Als de letterlijke herinnering draagster is van risico’s, dan is de exemplarische herinnering mogelijk bevrijdend.
Bij letterlijk gebruik is het heden aan het verleden ondergeschikt, terwijl bij exemplarisch gebruik het verleden wordt gebruikt in functie van het heden: men verlaat het ik om naar de ander te gaan.
Op dit punt zijn wij geroepen om te kiezen tussen een herinnering die ons opsluit in het verleden, en een herinnering die ons openstelt voor de toekomst.
Wanneer eenmaal het verleden hersteld is, moet men zich afvragen: van wat voor soort herinnering bedienen wij ons en met welk doel?
Het gaat erom uit een circulair proces te komen dat zich tot in het oneindige herhaalt en de mens opsluit in de onbeweeglijkheid van het verleden om te treden in een proces van een opgaande lijn, waarin de mens zich bij zijn inzet in het heden richt op de toekomst met als vertrekpunt de rijkdom van zijn verleden, wat dat dan ook is.
Wij moeten echter herhalen dat verder gaan dan de herinnering niet betekent in het rijk van de vergetelheid binnengaan.
Verder gaan dan de herinnering wil niet zeggen haar opgeven.
De herinnering kan niet worden gereduceerd tot de rol van het zoeken naar een verloren tijd. Zij is geen nostalgie naar een voorbije tijd die niet meer terugkeert. Integendeel, zij heeft overeenkomstig de zeer bekende uitdrukking van Johann Baptist Metz[4] een ondermijnend vermogen, dat de gevestigde orde omverwerpt en verwoest. Zij vormt een bedreiging voor de absolute macht en laat ons niet met rust.
Als wij de letterlijk herinnering koesteren, beleven wij niet het heden en vergeten wij de anderen, de levenden van vandaag.
Het lijkt ten slotte belangrijk nog eens terug te keren naar het essay van Todorov om de aandacht te vestigen op een reeks beweringen die ons de gevaren van het misbruiken van de herinnering laten ontdekken.
Als iemand ons vandaag met minutieuze details aan oud lijden herinnert, maakt hij misschien ons waakzaam ten opzichte van beulen in het verleden, maar hij laat ons eveneens nog meer de huidige dreigingen negeren, daar zij niet dezelfde vorm aannemen.
De slachtoffers van het verleden herdenken is bevredigend, zich bezighouden met die van vandaag stoort.
De herinnering aan ons verdriet verhindert ons te kijken naar het lijden van anderen; zij rechtvaardigt onze huidige daden in naam van het leed in het verleden.

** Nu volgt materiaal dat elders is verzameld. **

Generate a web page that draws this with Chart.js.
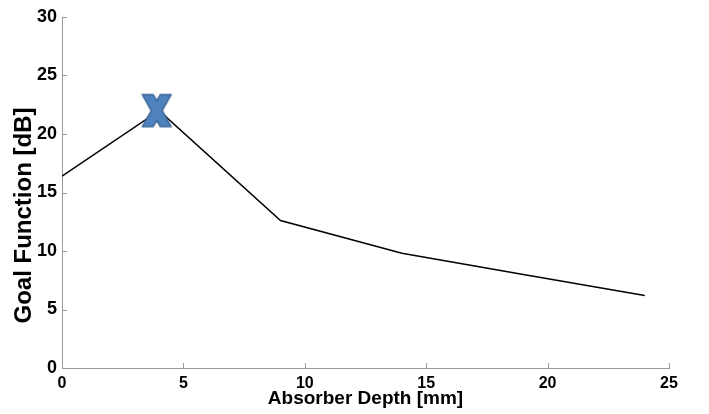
<!DOCTYPE html>
<html>
<head>
<meta charset="utf-8">
<script src="https://cdn.jsdelivr.net/npm/chart.js@4/dist/chart.umd.min.js"></script>
<style>
  html, body { margin: 0; padding: 0; background: #fff; }
  #wrap { width: 709px; height: 414px; }
</style>
</head>
<body>
<div id="wrap"><canvas id="goalChart" width="709" height="414"></canvas></div>
<script>
// Goal function vs. absorber depth
const depthMm = [0, 4, 9, 14, 19, 24];
const goalDb = [16.4, 22.0, 12.6, 9.8, 8.0, 6.2];

// optimum marker
const bestDepth = [3.9];
const bestGoal = [22.0];

const xTicks = [0, 5, 10, 15, 20, 25];
const yTicks = [0, 5, 10, 15, 20, 25, 30];

const yTitle = 'Goal Function [dB]';

const axisGray = '#9a9a9a';
const fontFamily = '"Liberation Sans", Arial, sans-serif';

// blue "X" marker drawn once on its own canvas, used as pointStyle
const makeCross = () => {
    const W = 29, H = 32, d = 11;
    const hw = W / 2, hh = H / 2;
    const c = document.createElement('canvas');
    c.width = W + 4;
    c.height = H + 4;
    const g = c.getContext('2d');
    g.translate(c.width / 2, c.height / 2);
    // where the inner edges of the two arms meet
    const notchY = -hh + H * (hw - d) / (W - d);
    const notchX = -hw + (W - d) / 2;
    const pts = [
        [-hw, -hh], [-hw + d, -hh], [0, notchY], [hw - d, -hh], [hw, -hh],
        [-notchX, 0],
        [hw, hh], [hw - d, hh], [0, -notchY], [-hw + d, hh], [-hw, hh],
        [notchX, 0]
    ];
    g.beginPath();
    pts.forEach(([px, py], i) => (i ? g.lineTo(px, py) : g.moveTo(px, py)));
    g.closePath();
    g.fillStyle = '#4f81bd';
    g.fill();
    g.lineJoin = 'round';
    g.lineWidth = 1.5;
    g.strokeStyle = '#3a6596';
    g.stroke();
    return c;
};

// MATLAB style tick marks pointing into the plot
const inwardTicks = {
    id: 'inwardTicks',
    afterDraw(chart) {
        const { ctx, chartArea, scales } = chart;
        ctx.save();
        ctx.strokeStyle = axisGray;
        ctx.lineWidth = 1;
        ctx.beginPath();
        xTicks.forEach(v => {
            const px = Math.round(scales.x.getPixelForValue(v)) + 0.5;
            ctx.moveTo(px, chartArea.bottom);
            ctx.lineTo(px, chartArea.bottom - 5);
        });
        yTicks.forEach(v => {
            const py = Math.round(scales.y.getPixelForValue(v)) + 0.5;
            ctx.moveTo(chartArea.left, py);
            ctx.lineTo(chartArea.left + 5, py);
        });
        ctx.stroke();
        ctx.restore();
    }
};

// y axis title, sitting a little below the middle of the axis
const sideTitle = {
    id: 'sideTitle',
    afterDraw(chart) {
        const { ctx, chartArea } = chart;
        const midY = (chartArea.top + chartArea.bottom) / 2 + 23;
        ctx.save();
        ctx.translate(chartArea.left - 38, midY);
        ctx.rotate(-Math.PI / 2);
        ctx.font = `bold 24px ${fontFamily}`;
        ctx.fillStyle = '#000';
        ctx.textAlign = 'center';
        ctx.textBaseline = 'middle';
        ctx.fillText(yTitle, 0, 0);
        ctx.restore();
    }
};

new Chart(document.getElementById('goalChart'), {
    type: 'scatter',
    data: {
        datasets: [
            {
                label: 'Optimum',
                data: bestDepth.map((x, i) => ({ x, y: bestGoal[i] })),
                pointStyle: makeCross(),
                pointRadius: 16,
                showLine: false,
                order: 0
            },
            {
                label: 'Goal Function',
                data: depthMm.map((x, i) => ({ x, y: goalDb[i] })),
                showLine: true,
                borderColor: '#000',
                borderWidth: 1.5,
                pointRadius: 0,
                tension: 0,
                order: 1
            }
        ]
    },
    options: {
        responsive: false,
        animation: false,
        layout: { padding: { top: 14, right: 40, left: 0, bottom: 0 } },
        plugins: {
            legend: { display: false },
            tooltip: { enabled: false }
        },
        scales: {
            x: {
                type: 'linear',
                min: 0,
                max: 25,
                afterBuildTicks: s => { s.ticks = xTicks.map(value => ({ value })); },
                afterFit: s => { s.height = 46; },
                grid: { drawOnChartArea: false, drawTicks: false },
                border: { display: true, color: axisGray, width: 1 },
                ticks: {
                    color: '#000',
                    padding: 6,
                    maxRotation: 0,
                    font: { family: fontFamily, size: 16, weight: 'bold' }
                },
                title: {
                    display: true,
                    text: 'Absorber Depth [mm]',
                    color: '#000',
                    padding: { top: 0, bottom: 4 },
                    font: { family: fontFamily, size: 19, weight: 'bold' }
                }
            },
            y: {
                type: 'linear',
                min: 0,
                max: 30,
                afterBuildTicks: s => { s.ticks = yTicks.map(value => ({ value })); },
                afterFit: s => { s.width = 62; },
                grid: { drawOnChartArea: false, drawTicks: false },
                border: { display: true, color: axisGray, width: 1 },
                ticks: {
                    color: '#000',
                    padding: 5,
                    font: { family: fontFamily, size: 18, weight: 'bold' }
                }
            }
        }
    },
    plugins: [inwardTicks, sideTitle]
});
</script>
</body>
</html>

Niemand wil weliswaar een slachtoffer zijn, maar allen willen het daarentegen geweest zijn zonder het te zijn; allen streven naar de status van slachtoffer.
Hoe groter de krenking in het verleden is geweest, des ter groter zullen de rechten in het heden zijn. Anderen hebben geleden en ik als hun afstammeling pluk er iedere morele weldaad van. De beste manier om de slachtoffers van het verleden te gedenken zou niet zozeer de eigen late solidariteit met de slachtoffers van eens verkondigen als wel de misdaden die heden worden bedreven, bestrijden[5].
______________________
[1] Vgl. M. Giuliani, Primo Levi e Elie Wiesel, due modi diversi di “fare memoria”, in www.riflessimenorah.com
[2] Vgl. T. Todorov, Les abus de la mémoire, Arléa, Paris 1995.
[3] M. Proust, À la recherche du temps perdu, Paris 1988, 713.
[4] Vgl. J.B. Metz, Toekomst vanuit de herinnering van het lijden. Een hedendaagse vorm van verantwoording van het geloof, in “Concilium” (Ned.) 8 (1972) 5-21.
[5] Wat dit betreft zijn de essays van Pascal Bruckner en Guillaume Erner interessant over de “maatschappij van de slachtoffers” en hun macht in de huidige maatschappij, vgl. E. Furlanetto, “De maatschappij van de slachtoffers”. Enkele lijnen van een analyse van een groeiend maatschappelijk verschijnsel.